Applied for a job more than once and then, finally called the person who had interviewed you twice and had said “if you have any questions please call” so you finally called and said “yes, I do have questions, why haven’t you called any of my references and why don’t you want to hire me?” and then been hired?
Okay, this one cracks me up. When I was a min-teen and had gone to visit my gramma in MO and at the end of the visit my gramma and I were at the airport and I smelled something…and complained about it. It was kind of perfumey (again, I make up words) and completely overpowering. I was irritated that I had to smell this overpowering aroma and I specifically remember voicing my opinion to my gramma. She was a saint :o) Always gave people the benefit of the doubt. Well, at least until they proved her wrong. I had even pinpointed a woman who I was positive was the reason for this inescapable aroma. No matter where I sat, where I walked, back and forth, to and from, as we were waiting at the gate, I could smell this so………..knock-you-out, not in a good way, aroma. I remember my gramma being there but I really don’t know who else in my immediate family was there. I never traveled by myself. It would have been either my entire family or just Bern. I just know that I complained and was irritated. Anyone remember Love’s Baby Scent from way back when? Highly popular when I was in jr. high. Nope, wasn’t that. I’m the one who has always marched to the beat of a different drummer. For a scent, I wore Love’s Rain Scent. I had a cloth purse at the time. Right, I know. At some point in the airport I had slammed my purse into something and it had broken my bottle of Love’s Rain Scent that was in my cloth purse and the purse had absorbed all of it. It is true that too much of a good thing is not necessarily a good thing. That awful aroma was coming from ME! Of course, at that age, I died of embarrassment that it 1st coming from me and 2nd how much I’d complained about it and 3rd I had no idea who would be sitting next to me on the plane (we airline brats always flew stand-by) so I was embarrassed ahead of time knowing that they’d smell this appalling aroma through the entire flight and know that it was coming from me.

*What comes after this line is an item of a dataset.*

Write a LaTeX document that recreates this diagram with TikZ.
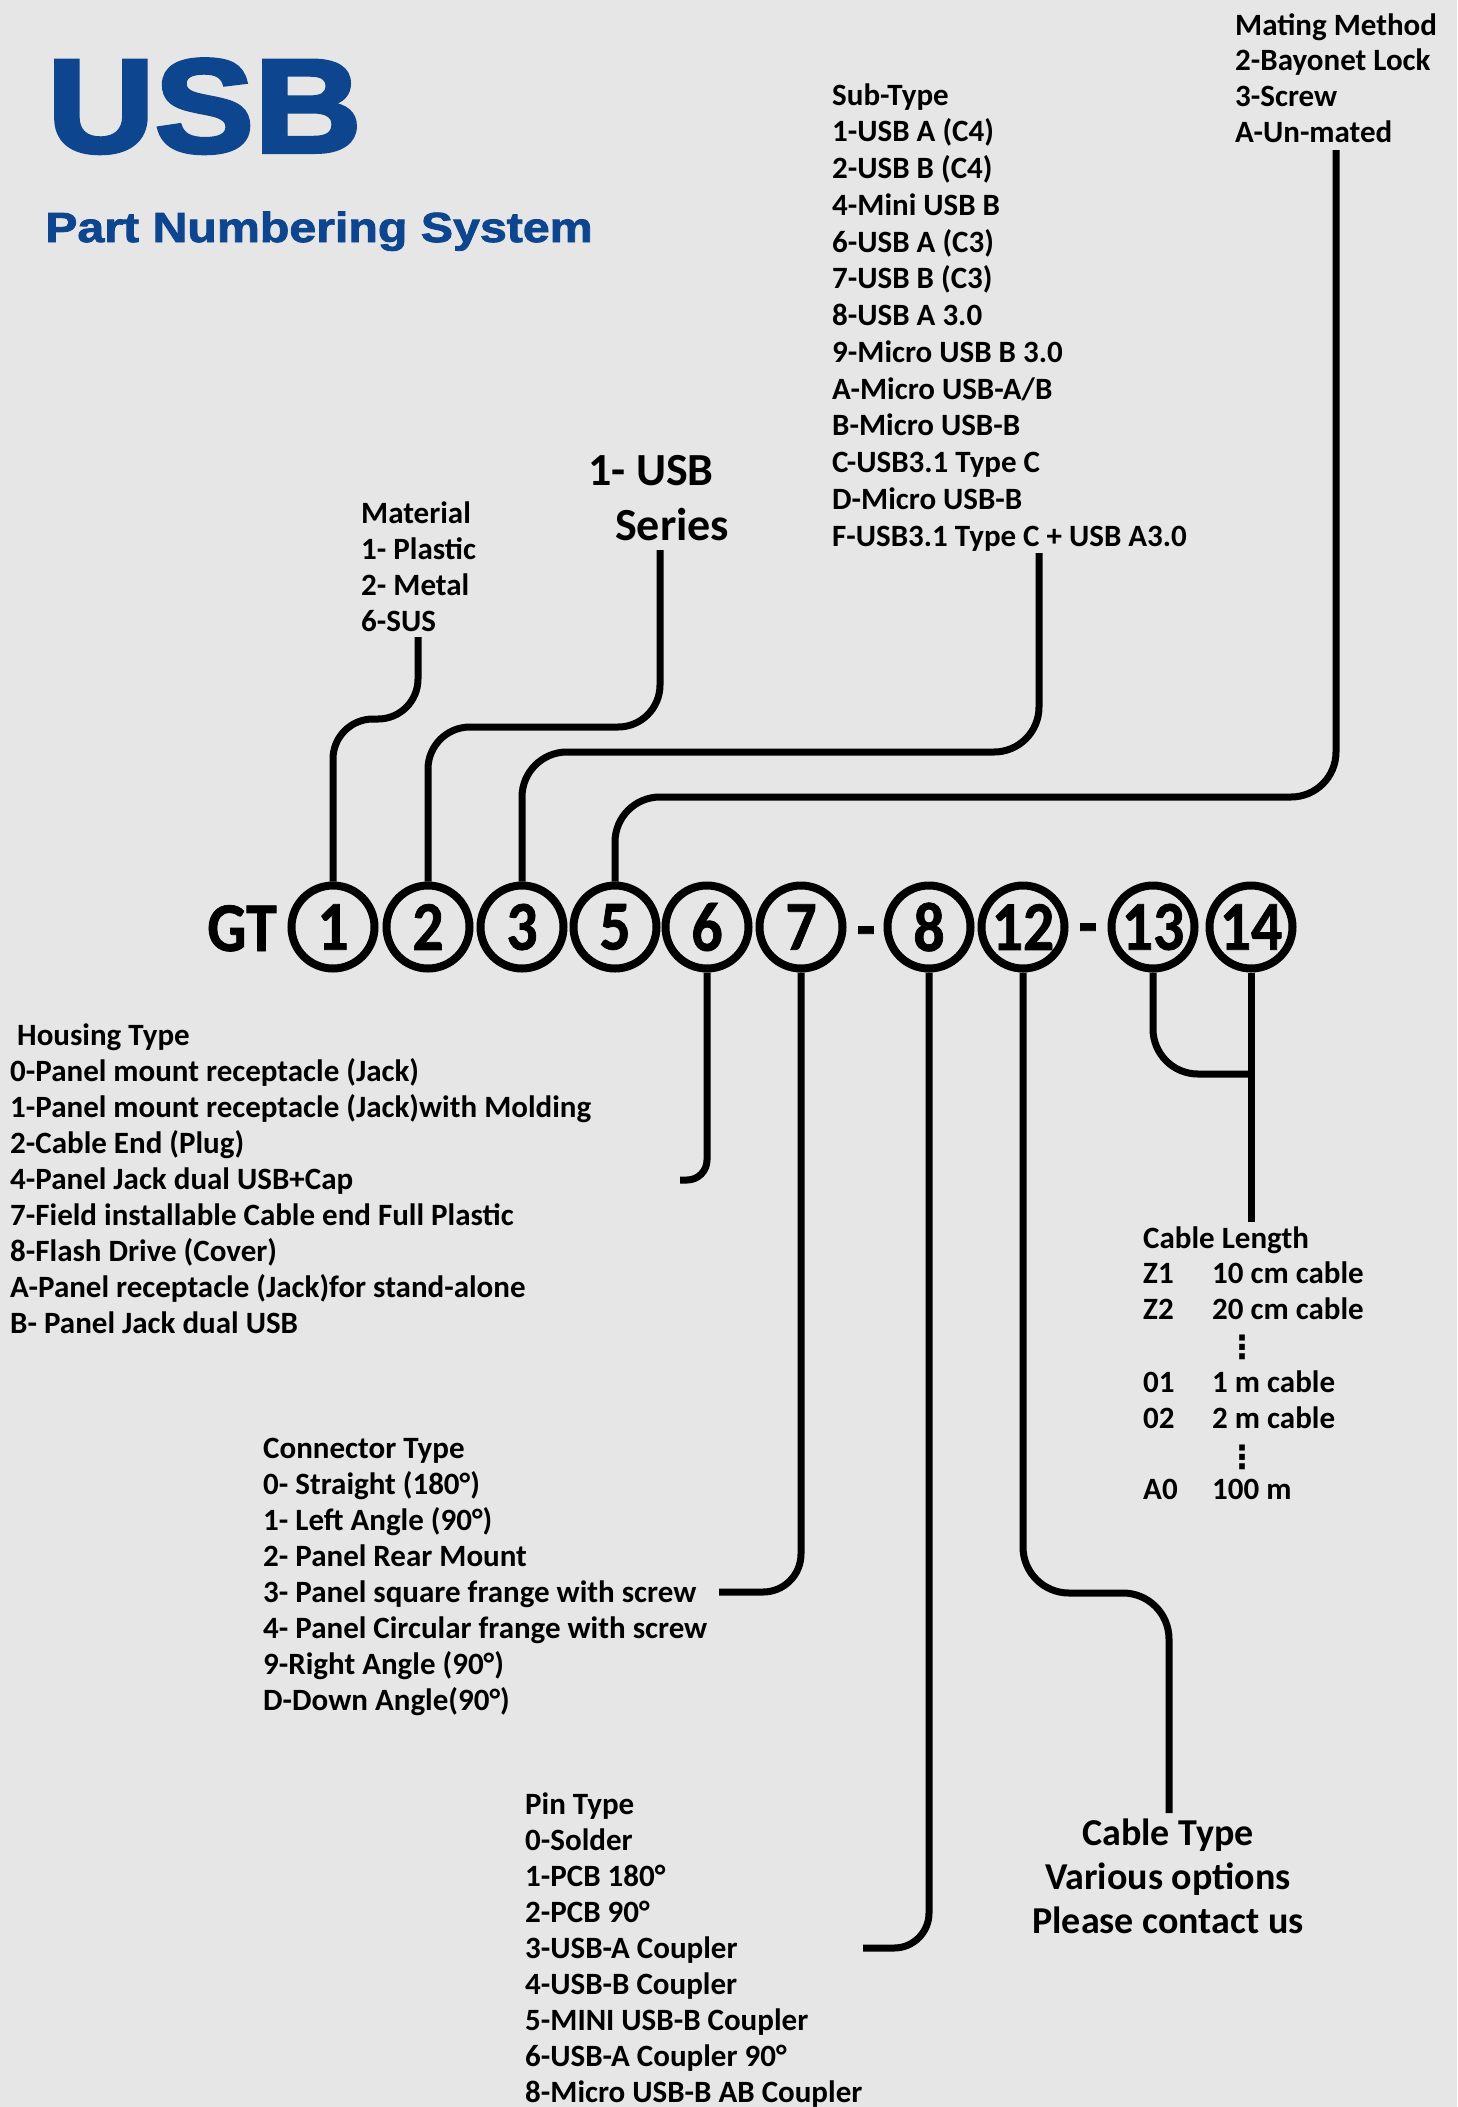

I’ve always adored reading biographies. Fiction can be very fun but it’s actual, true stories that gain my interest the most. Why read fiction when there so many fascinating true stories out there? I have many, many more “have you ever stories”. These aren’t the most prominent or memorable or most humorous. These are just what’s running through my mind at the time. I’d edit but apparently I’ve already posted. Really…whose turn is it to watch me?? Whoever it is is NOT doing a good job.